9 November 2012

Namibia: Law Threatens Research

A PUPIL doing a science project at school, or a doctor conducting a battery of tests to diagnose a patient, would need formal approval from a body appointed by the government if new rules added to the Research, Science and Technology Act 23 of 2004 go through in their current form.

The proposed regulations will have a “chilling effect” on research in Namibia, several non-governmental organisations have warned.

They say it is making “a nonsense of claims that Namibia wants to be a knowledge society and undermining any hope of the country achieving Vision 2030”.

The Namibia Non-governmental Organisations Forum (Nangof), backed by the Institute for Public Policy Research and the Legal Assistance Centre, requested a meeting with the Minister of Education in early September to seek the withdrawal of the regulations, but has yet to sit down with him.

The regulations state that any organisation or individual that conducts any activity that could be termed as research will have to apply to the National Commission of Research, Science and Technology for permission to proceed with such research.

What this means is that a research institute based in Namibia may not conduct any type of research in the country unless it is registered with the Commission.

The Act defines research as the systematic investigation or analysis into, and study of, materials, sources and the physical universe in order to establish facts and knowledge and reach conclusions.

A research institute is defined as any research, science or technological organisation, institute, society or other body, whether corporate or unincorporated, and whether in the public or private sector, which has the practicing of research, science and technology as a part of its activities.

“All tertiary institutions in Namibia would fall under this definition. Schools with learners who write research papers or conduct science fair projects would also seem to fall within this definition. Virtually any organisation which compiles statistics, even about its own activities, would fall under this definition – including most businesses and NGOs,” the LAC said.

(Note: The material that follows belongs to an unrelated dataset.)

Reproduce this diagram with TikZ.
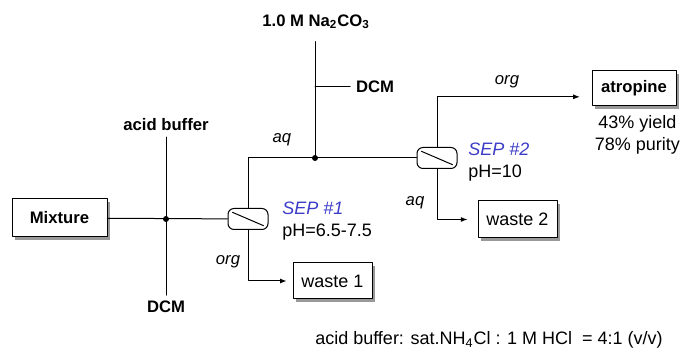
\documentclass[tikz,border=0pt]{standalone}
\usepackage{fontspec}
\setmainfont{Liberation Sans}
\usetikzlibrary{arrows.meta,calc,positioning,shadows}
\definecolor{sepblue}{RGB}{60,60,200}
\tikzset{
  every picture/.append style={line cap=round,line join=round},
  flow line/.style={line width=0.6pt},
  flow arrow/.style={line width=0.6pt,-{Latex[length=4pt,width=3pt]}},
  flow box/.style={draw,line width=0.6pt,fill=white,minimum height=21.6pt,
    drop shadow={shadow xshift=1.6pt,shadow yshift=-1.6pt,fill=black!40,opacity=1}},
  flow sep/.style={draw,line width=0.6pt,fill=white,rounded corners=3.6pt,
    minimum width=24pt,minimum height=12.6pt,inner sep=0pt},
  flow feed/.style={font=\bfseries},
  flow stream/.style={font=\itshape},
  flow sep label/.style={align=left,anchor=west,inner sep=0pt}
}

\begin{document}
\begin{tikzpicture}[x=0.6pt,y=-0.6pt,font=\fontsize{10.8}{13.2}\selectfont]
  \useasboundingbox (0,0) rectangle (681,352);
  % feed and first separation
  \node[flow box,flow feed,minimum width=57pt,minimum height=22.8pt] (mix) at (59.5,218) {Mixture};
  \node[flow feed] (ab) at (166,125) {acid buffer};
  \node[flow feed] (dcm1) at (166,307) {DCM};
  \coordinate (j1) at (166,219);
  \node[flow sep] (sep1) at (248,219) {};
  \draw[flow line] ([shift={(3pt,-2.6pt)}]sep1.north west) -- ([shift={(-3pt,2.6pt)}]sep1.south east);
  \node[flow sep label] (sep1lab) at (282,221) {\textcolor{sepblue}{\itshape SEP \#1}\\pH=6.5-7.5};
  \node[flow box,minimum width=47.4pt] (w1) at (332.5,281) {waste 1};
  \draw[flow line] (mix) -- (sep1);
  \draw[flow line] (ab.south) -- (dcm1.north);
  \fill (j1) circle (1.8pt);
  \draw[flow arrow,shorten >=3.5pt] (sep1.south) |- (w1.west);
  \node[flow stream] (org1) at (228,262) {org};
  % base wash and second separation
  \node[flow sep] (sep2) at (437,158) {};
  \draw[flow line] ([shift={(3pt,-2.6pt)}]sep2.north west) -- ([shift={(-3pt,2.6pt)}]sep2.south east);
  \node[flow sep label] (sep2lab) at (468,162) {\textcolor{sepblue}{\itshape SEP \#2}\\pH=10};
  \coordinate (j2) at (315,158);
  \node[flow feed] (na) at (316,22) {1.0 M Na\textsubscript{2}CO\textsubscript{3}};
  \node[flow feed] (dcm2) at (375,87) {DCM};
  \draw[flow line] (sep1.north) |- (sep2.west);
  \draw[flow line] (na.south -| j2) ++(0,-4pt) -- (j2);
  \draw[flow line] (j2 |- dcm2.west) -- (dcm2.west);
  \fill (j2) circle (1.8pt);
  \node[flow stream] (aq1) at (282,140) {aq};
  % products
  \node[flow box,flow feed,minimum width=50.4pt,minimum height=21pt] (atro) at (634,88.5) {atropine};
  \node[align=center,below=2pt of atro,xshift=2pt] (res) {43\% yield\\78\% purity};
  \node[flow box,minimum width=47.4pt,minimum height=22.2pt] (w2) at (517.5,219.5) {waste 2};
  \draw[flow arrow,shorten >=7pt] (sep2.north) |- ([yshift=-5pt]atro.west);
  \draw[flow arrow,shorten >=6pt] (sep2.south) |- (w2.west);
  \node[flow stream] (org2) at (507,82) {org};
  \node[flow stream] (aq2) at (415,203) {aq};
  \node (note) at (489,340) {acid buffer: sat.NH\textsubscript{4}Cl : 1 M HCl\ \ = 4:1 (v/v)};
\end{tikzpicture}
\end{document}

In terms of the Act, a law firm which compiles heads of arguments based on a study of case law sources would be a research institute, as would a medical practice where doctors conduct systematic batteries of tests to diagnose their patients.

There are also concerns that a media outlet which analyses its readership or broadcast audience would constitute a research institute and so too most United Nations agencies operating in Namibia.

The proposed regulations state that every research project will require its own separate permission.

Failure to gain such permission could result in a N$20 000 fine or five years in jail and an indefinite ban on conducting further research in Namibia.

According to the LAC, IPPR and Nangof, the definition of ‘research’ is confusing and too broad.

“The regulations contain some draconian ideas as far as research in the country is concerned. The definitions ... are so broad that they do not simply apply to universities and established research institutes – they could conceivably even apply to a high school student conducting a small survey as part of a homework project,” said Ivin Lombard, executive director of Nangof.

He said the new rules put unnecessary restrictions on the ability of people and institutions to be part of the research profession, in addition to interfering with academic freedom.

“We think these regulations must be done away with and instead let us re-think what regulations we want to put up that will come in and promote research and differences of opinion so that Namibia becomes a thriving academic society where people can come up with research and others can freely challenge that research,” he said.

Lombard said the changes would affect Namibia’s competitiveness.

“Do these regulations mean that if we are doing research which government does not agree with, then it will not be done?” he inquired.

In terms of the Act, the National Commission on Research, Science and Technology will monitor and supervise research, science and technology in all sectors of the country.

It will have at least 12 members, eight of whom will be nominated by the government – six by the Minister of Education, one by the President and one by the Director General of the National Planning Commission.

The LAC views the domination of government appointees on the body as problematic and recommends that it be balanced between public and private sectors.

“There is no civil society representation, and limited representation of the private sector. The scope of persons representing the different sectors in terms of which research is conducted is also limited,” said the LAC.

The changes will come into force on a date still to be set by the Minister of Education.